**WHAT TO PRODUCE:**
Copy the data below exactly, omitting any picture it contains.

**DATASET SECTION:**
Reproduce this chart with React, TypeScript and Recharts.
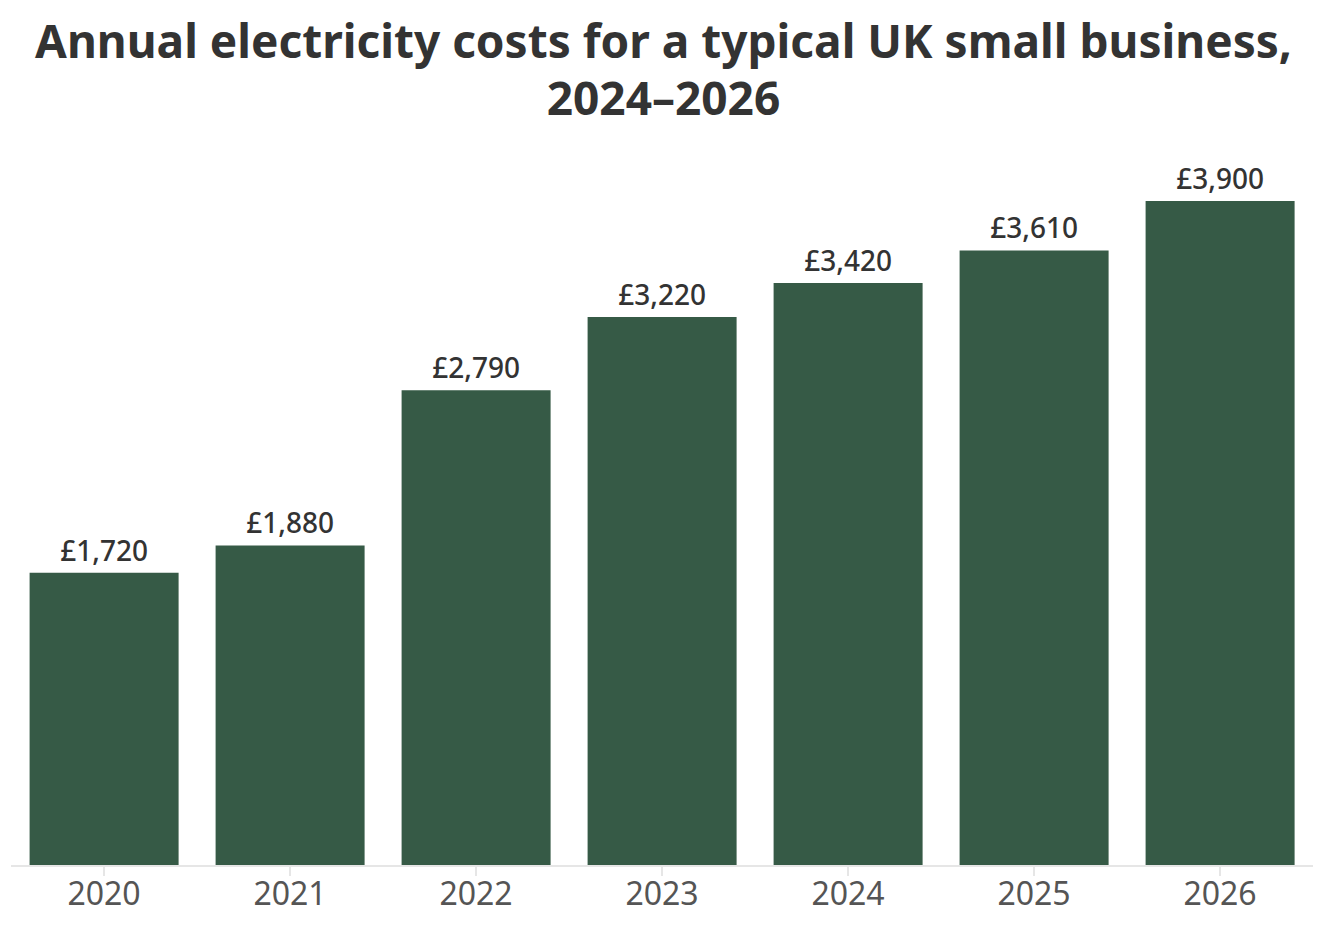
import { BarChart, Bar, XAxis, YAxis, LabelList } from 'recharts';

const years = ['2020', '2021', '2022', '2023', '2024', '2025', '2026'];
const costs = [1720, 1880, 2790, 3220, 3420, 3610, 3900];

const chartData = years.map((year, i) => ({ year, cost: costs[i] }));

const fontStack = '"Noto Sans", "Open Sans", sans-serif';

export default function App() {
    return (
        <div style={{ position: 'relative', width: 1311, height: 917, fontFamily: fontStack }}>
            <div
                style={{
                    position: 'absolute',
                    top: 4,
                    left: 0,
                    width: 1311,
                    textAlign: 'center',
                    fontSize: 46,
                    fontWeight: 700,
                    lineHeight: '57px',
                    color: '#333333',
                }}
            >
                <div>Annual electricity costs for a typical UK small business,</div>
                <div>2024–2026</div>
            </div>
            <BarChart
                width={1311}
                height={917}
                data={chartData}
                margin={{ top: 176, right: 6, bottom: 9, left: 3 }}
                barCategoryGap='10%'
            >
                <XAxis
                    dataKey='year'
                    axisLine={{ stroke: '#e6e6e6', strokeWidth: 2 }}
                    tickLine={{ stroke: '#e6e6e6', strokeWidth: 2 }}
                    tickSize={10}
                    height={50}
                    tick={{ fill: '#555555', fontSize: 32, fontFamily: fontStack }}
                    dy={4}
                />
                <YAxis hide domain={[0, 4000]} />
                <Bar dataKey='cost' fill='#365a46' isAnimationActive={false}>
                    <LabelList
                        dataKey='cost'
                        position='top'
                        offset={12}
                        formatter={(v) => `£${Number(v).toLocaleString('en-GB')}`}
                        style={{ fill: '#333333', fontSize: 28, fontWeight: 500, fontFamily: fontStack }}
                    />
                </Bar>
            </BarChart>
        </div>
    );
}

**WRITTEN ANSWER:**
Reproduce this chart with React, TypeScript and Recharts.
import { BarChart, Bar, XAxis, YAxis, LabelList } from 'recharts';

const years = ['2020', '2021', '2022', '2023', '2024', '2025', '2026'];
const costs = [1720, 1880, 2790, 3220, 3420, 3610, 3900];

const chartData = years.map((year, i) => ({ year, cost: costs[i] }));

const fontStack = '"Noto Sans", "Open Sans", sans-serif';

export default function App() {
    return (
        <div style={{ position: 'relative', width: 1311, height: 917, fontFamily: fontStack }}>
            <div
                style={{
                    position: 'absolute',
                    top: 4,
                    left: 0,
                    width: 1311,
                    textAlign: 'center',
                    fontSize: 46,
                    fontWeight: 700,
                    lineHeight: '57px',
                    color: '#333333',
                }}
            >
                <div>Annual electricity costs for a typical UK small business,</div>
                <div>2024–2026</div>
            </div>
            <BarChart
                width={1311}
                height={917}
                data={chartData}
                margin={{ top: 176, right: 6, bottom: 9, left: 3 }}
                barCategoryGap='10%'
            >
                <XAxis
                    dataKey='year'
                    axisLine={{ stroke: '#e6e6e6', strokeWidth: 2 }}
                    tickLine={{ stroke: '#e6e6e6', strokeWidth: 2 }}
                    tickSize={10}
                    height={50}
                    tick={{ fill: '#555555', fontSize: 32, fontFamily: fontStack }}
                    dy={4}
                />
                <YAxis hide domain={[0, 4000]} />
                <Bar dataKey='cost' fill='#365a46' isAnimationActive={false}>
                    <LabelList
                        dataKey='cost'
                        position='top'
                        offset={12}
                        formatter={(v) => `£${Number(v).toLocaleString('en-GB')}`}
                        style={{ fill: '#333333', fontSize: 28, fontWeight: 500, fontFamily: fontStack }}
                    />
                </Bar>
            </BarChart>
        </div>
    );
}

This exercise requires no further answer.